- **PROBLEM DESCRIPTION**:
In the listing that follows, retype every line from the first through the one containing "Chart.register(...registerables);". Pictures are to be left out.

•••••

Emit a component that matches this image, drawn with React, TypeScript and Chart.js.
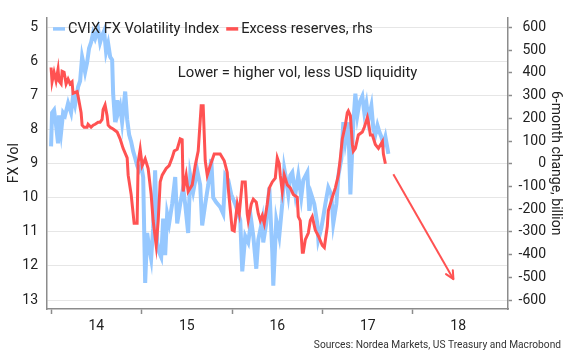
import React, { useEffect, useRef } from 'react';
import { Chart, registerables } from 'chart.js';

Chart.register(...registerables);

// CVIX FX Volatility Index (left axis, reversed)
const cvixDates = [2014.000, 2014.011, 2014.033, 2014.055, 2014.077, 2014.088, 2014.111, 2014.133, 2014.155, 2014.188, 2014.221, 2014.243, 2014.265, 2014.299, 2014.321, 2014.343, 2014.354, 2014.376, 2014.398, 2014.420, 2014.442, 2014.465, 2014.487, 2014.520, 2014.542, 2014.564, 2014.586, 2014.608, 2014.631, 2014.653, 2014.675, 2014.686, 2014.708, 2014.730, 2014.741, 2014.763, 2014.785, 2014.819, 2014.841, 2014.863, 2014.885, 2014.907, 2014.929, 2014.951, 2014.973, 2014.996, 2015.018, 2015.040, 2015.062, 2015.084, 2015.106, 2015.128, 2015.150, 2015.173, 2015.195, 2015.217, 2015.239, 2015.261, 2015.283, 2015.305, 2015.338, 2015.372, 2015.394, 2015.427, 2015.460, 2015.482, 2015.515, 2015.538, 2015.571, 2015.615, 2015.648, 2015.670, 2015.704, 2015.737, 2015.770, 2015.792, 2015.825, 2015.869, 2015.903, 2015.925, 2015.958, 2015.991, 2016.035, 2016.069, 2016.091, 2016.113, 2016.146, 2016.179, 2016.212, 2016.235, 2016.268, 2016.290, 2016.334, 2016.345, 2016.378, 2016.412, 2016.445, 2016.456, 2016.489, 2016.522, 2016.555, 2016.577, 2016.600, 2016.622, 2016.644, 2016.666, 2016.699, 2016.732, 2016.765, 2016.788, 2016.832, 2016.854, 2016.876, 2016.909, 2016.942, 2016.954, 2016.987, 2017.009, 2017.031, 2017.064, 2017.097, 2017.119, 2017.153, 2017.175, 2017.208, 2017.230, 2017.252, 2017.285, 2017.308, 2017.330, 2017.341, 2017.363, 2017.385, 2017.407, 2017.440, 2017.462, 2017.485, 2017.507, 2017.540, 2017.562, 2017.584, 2017.607, 2017.629, 2017.651, 2017.673, 2017.695, 2017.728];
const cvixValues = [8.49, 7.50, 7.42, 7.87, 8.40, 7.58, 8.07, 7.50, 7.58, 7.22, 7.50, 7.02, 7.27, 6.74, 6.57, 5.86, 6.00, 6.31, 6.03, 5.61, 5.44, 5.16, 5.32, 5.04, 5.44, 5.24, 5.10, 5.72, 5.47, 5.86, 5.95, 6.94, 7.78, 7.13, 7.50, 7.30, 7.78, 6.88, 7.70, 8.15, 8.35, 8.63, 8.83, 9.05, 9.19, 9.05, 9.39, 12.50, 11.03, 11.46, 11.79, 10.89, 9.19, 11.31, 11.60, 11.74, 10.61, 11.68, 10.47, 10.75, 10.18, 9.39, 10.75, 10.18, 9.70, 10.18, 11.03, 9.34, 9.82, 9.19, 9.62, 10.81, 10.18, 9.62, 8.86, 9.99, 10.13, 10.27, 10.47, 9.34, 9.48, 9.90, 10.18, 10.47, 10.66, 12.16, 11.12, 11.31, 10.66, 11.12, 12.08, 11.23, 10.66, 11.31, 10.75, 9.70, 11.60, 12.58, 10.66, 11.12, 10.18, 9.14, 9.48, 9.90, 9.34, 9.25, 9.90, 9.34, 9.99, 9.48, 9.25, 10.38, 9.90, 10.18, 10.75, 11.23, 10.89, 10.55, 10.18, 9.70, 9.90, 10.75, 10.18, 9.34, 8.86, 7.78, 8.35, 7.78, 9.90, 8.49, 7.78, 6.94, 7.58, 7.22, 7.02, 7.50, 7.22, 7.70, 7.30, 7.98, 8.15, 7.87, 8.07, 8.21, 8.43, 8.21, 8.71];

// Excess reserves, 6-month change, billion (right axis)
const reservesDates = [2014.000, 2014.011, 2014.033, 2014.055, 2014.077, 2014.088, 2014.111, 2014.122, 2014.144, 2014.166, 2014.188, 2014.210, 2014.232, 2014.243, 2014.288, 2014.299, 2014.332, 2014.343, 2014.365, 2014.398, 2014.409, 2014.442, 2014.465, 2014.487, 2014.520, 2014.542, 2014.564, 2014.575, 2014.597, 2014.619, 2014.631, 2014.653, 2014.686, 2014.730, 2014.763, 2014.796, 2014.841, 2014.852, 2014.885, 2014.918, 2014.951, 2014.962, 2014.985, 2015.007, 2015.040, 2015.073, 2015.106, 2015.128, 2015.162, 2015.184, 2015.206, 2015.228, 2015.272, 2015.305, 2015.338, 2015.361, 2015.394, 2015.427, 2015.449, 2015.460, 2015.493, 2015.515, 2015.560, 2015.593, 2015.626, 2015.659, 2015.681, 2015.704, 2015.726, 2015.759, 2015.803, 2015.869, 2015.914, 2015.947, 2015.958, 2016.002, 2016.024, 2016.058, 2016.080, 2016.113, 2016.146, 2016.168, 2016.179, 2016.212, 2016.235, 2016.268, 2016.290, 2016.312, 2016.334, 2016.356, 2016.389, 2016.412, 2016.445, 2016.478, 2016.500, 2016.522, 2016.533, 2016.555, 2016.577, 2016.611, 2016.644, 2016.677, 2016.721, 2016.732, 2016.754, 2016.777, 2016.788, 2016.810, 2016.843, 2016.865, 2016.887, 2016.920, 2016.954, 2016.998, 2017.020, 2017.053, 2017.064, 2017.108, 2017.142, 2017.175, 2017.197, 2017.219, 2017.252, 2017.274, 2017.285, 2017.308, 2017.330, 2017.341, 2017.363, 2017.396, 2017.440, 2017.462, 2017.496, 2017.507, 2017.529, 2017.551, 2017.584, 2017.618, 2017.662, 2017.673, 2017.695];
const reservesValues = [424, 361, 403, 365, 416, 365, 352, 407, 403, 352, 373, 352, 361, 310, 318, 297, 225, 170, 161, 161, 174, 161, 170, 174, 183, 183, 195, 238, 259, 212, 170, 161, 153, 140, 110, 68, 26, -50, -135, -262, -262, 5, 64, -8, 22, -21, -135, -250, -360, -250, -80, -50, -21, -8, 26, 56, 64, 110, 106, -122, -50, -122, -93, -8, 56, 255, 255, 13, -50, -8, 43, 43, 13, -38, -106, -292, -296, -178, -220, -80, -80, -220, -250, -178, -156, -169, -220, -250, -228, -262, -178, -106, -80, -63, 26, 0, -50, -122, -50, -93, -106, -135, -148, -233, -250, -390, -390, -334, -305, -250, -233, -292, -318, -360, -369, -275, -207, -148, -106, -50, 26, 110, 170, 225, 233, 212, 85, 56, 68, 127, 140, 161, 204, 183, 127, 127, 85, 68, 98, 43, 0];

// Projection arrow (right axis)
const arrowDates = [2017.783, 2018.447];
const arrowValues = [-46, -508];

const leftTicks = [5, 6, 7, 8, 9, 10, 11, 12, 13];
const rightTicks = [-600, -500, -400, -300, -200, -100, 0, 100, 200, 300, 400, 500, 600];
const yearTicks = [2014, 2015, 2016, 2017, 2018];
const yearLabels = ['14', '15', '16', '17', '18'];

const BLUE = '#96C8FF';
const RED = '#FF5252';
const AXIS = '#8c8c8c';
const GRID = '#e6e6e6';
const TEXT = '#222222';
const FONT = 'Roboto';

const overlay = {
  id: 'overlay',
  afterDatasetsDraw(chart: any) {
    const ctx = chart.ctx;
    const meta = chart.getDatasetMeta(2);
    const pts = meta.data;
    if (pts && pts.length >= 2) {
      const a = pts[pts.length - 2];
      const b = pts[pts.length - 1];
      const ang = Math.atan2(b.y - a.y, b.x - a.x);
      const L = 9;
      ctx.save();
      ctx.strokeStyle = RED;
      ctx.lineWidth = 2;
      ctx.lineCap = 'round';
      ctx.lineJoin = 'round';
      ctx.beginPath();
      ctx.moveTo(b.x - L * Math.cos(ang - 0.45), b.y - L * Math.sin(ang - 0.45));
      ctx.lineTo(b.x, b.y);
      ctx.lineTo(b.x - L * Math.cos(ang + 0.45), b.y - L * Math.sin(ang + 0.45));
      ctx.stroke();
      ctx.restore();
    }
  },
  afterDraw(chart: any) {
    const ctx = chart.ctx;
    const ca = chart.chartArea;
    ctx.save();
    ctx.fillStyle = TEXT;
    ctx.textBaseline = 'middle';
    ctx.font = `14.6px ${FONT}`;
    // legend
    const ly = ca.top + 11.5;
    let x = ca.left + 6;
    const items = [
      { label: 'CVIX FX Volatility Index', color: BLUE },
      { label: 'Excess reserves, rhs', color: RED },
    ];
    items.forEach((it) => {
      ctx.strokeStyle = it.color;
      ctx.lineWidth = 3.5;
      ctx.beginPath();
      ctx.moveTo(x, ly);
      ctx.lineTo(x + 12, ly);
      ctx.stroke();
      ctx.textAlign = 'left';
      ctx.fillText(it.label, x + 15, ly);
      x = x + 15 + ctx.measureText(it.label).width + 7;
    });
    // annotation
    ctx.font = `14.8px ${FONT}`;
    ctx.textAlign = 'center';
    ctx.fillText('Lower = higher vol, less USD liquidity', ca.left + 250.5, ca.top + 56);
    // axis titles
    ctx.font = `14px ${FONT}`;
    const cy = (ca.top + ca.bottom) / 2;
    ctx.save();
    ctx.translate(14, cy);
    ctx.rotate(-Math.PI / 2);
    ctx.textAlign = 'center';
    ctx.fillText('FX Vol', 0, 0);
    ctx.restore();
    ctx.save();
    ctx.translate(555, cy);
    ctx.rotate(Math.PI / 2);
    ctx.textAlign = 'center';
    ctx.fillText('6-month change, billion', 0, 0);
    ctx.restore();
    // sources
    ctx.font = `10.2px ${FONT}`;
    ctx.textAlign = 'right';
    ctx.fillStyle = '#333333';
    ctx.fillText('Sources: Nordea Markets, US Treasury and Macrobond', 561, 345);
    ctx.restore();
  },
};

export default function App() {
  const ref = useRef<HTMLCanvasElement | null>(null);

  useEffect(() => {
    if (!ref.current) return;
    const xTickValues = yearTicks
      .flatMap((y) => [y, y + 0.5])
      .sort((a, b) => a - b);

    const chart = new Chart(ref.current, {
      type: 'line',
      data: {
        datasets: [
          {
            label: 'CVIX FX Volatility Index',
            data: cvixDates.map((d, i) => ({ x: d, y: cvixValues[i] })),
            borderColor: BLUE,
            backgroundColor: BLUE,
            borderWidth: 4,
            pointRadius: 0,
            tension: 0,
            yAxisID: 'y',
            order: 2,
          },
          {
            label: 'Excess reserves, rhs',
            data: reservesDates.map((d, i) => ({ x: d, y: reservesValues[i] })),
            borderColor: RED,
            backgroundColor: RED,
            borderWidth: 3,
            pointRadius: 0,
            tension: 0,
            yAxisID: 'y2',
            order: 1,
          },
          {
            label: 'arrow',
            data: arrowDates.map((d, i) => ({ x: d, y: arrowValues[i] })),
            borderColor: RED,
            backgroundColor: RED,
            borderWidth: 2,
            pointRadius: 0,
            tension: 0,
            yAxisID: 'y2',
            order: 0,
          },
        ],
      },
      options: {
        responsive: false,
        animation: false,
        devicePixelRatio: 1,
        layout: { padding: { top: 6, right: 24, left: 0, bottom: 0 } },
        plugins: {
          legend: { display: false },
          tooltip: { enabled: false },
        },
        scales: {
          x: {
            type: 'linear',
            position: 'bottom',
            min: 2013.955,
            max: 2019.05,
            afterBuildTicks: (scale: any) => {
              scale.ticks = xTickValues.map((v) => ({ value: v }));
            },
            afterFit: (scale: any) => {
              scale.height = 51;
            },
            grid: {
              drawOnChartArea: false,
              drawTicks: true,
              tickLength: 5,
              tickColor: (c: any) =>
                c.tick && yearTicks.includes(c.tick.value) ? AXIS : 'rgba(0,0,0,0)',
              tickWidth: 1.5,
            },
            border: { display: true, color: AXIS, width: 1.5 },
            ticks: {
              autoSkip: false,
              maxRotation: 0,
              padding: 4,
              color: TEXT,
              font: { family: FONT, size: 14 },
              callback: (value: any) => {
                const i = yearTicks.indexOf(Number(value) - 0.5);
                return i >= 0 ? yearLabels[i] : '';
              },
            },
          },
          y: {
            type: 'linear',
            position: 'left',
            reverse: true,
            min: 4.703,
            max: 13.263,
            afterBuildTicks: (scale: any) => {
              scale.ticks = leftTicks.map((v) => ({ value: v }));
            },
            afterFit: (scale: any) => {
              scale.width = 47;
            },
            grid: {
              drawOnChartArea: true,
              drawTicks: false,
              color: GRID,
              lineWidth: 1,
            },
            border: { display: true, color: AXIS, width: 1.5 },
            ticks: {
              padding: 9,
              color: TEXT,
              font: { family: FONT, size: 14 },
            },
          },
          y2: {
            type: 'linear',
            position: 'right',
            min: -639.5,
            max: 644.6,
            afterBuildTicks: (scale: any) => {
              scale.ticks = rightTicks.map((v) => ({ value: v }));
            },
            afterFit: (scale: any) => {
              scale.width = 38;
            },
            grid: {
              drawOnChartArea: false,
              drawTicks: true,
              tickLength: 4,
              tickColor: AXIS,
              tickWidth: 1.5,
            },
            border: { display: true, color: AXIS, width: 1.5 },
            ticks: {
              crossAlign: 'far',
              color: TEXT,
              font: { family: FONT, size: 14 },
            },
          },
        },
      },
      plugins: [overlay],
    } as any);

    return () => {
      chart.destroy();
    };
  }, []);

  return (
    <div style={{ position: 'absolute', left: 0, top: 0, width: 570, height: 360, background: '#fff' }}>
      <canvas ref={ref} width={570} height={360} style={{ display: 'block', width: 570, height: 360 }} />
    </div>
  );
}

•••••

- **EXPECTED OUTPUT**:
Emit a component that matches this image, drawn with React, TypeScript and Chart.js.
import React, { useEffect, useRef } from 'react';
import { Chart, registerables } from 'chart.js';

Chart.register(...registerables);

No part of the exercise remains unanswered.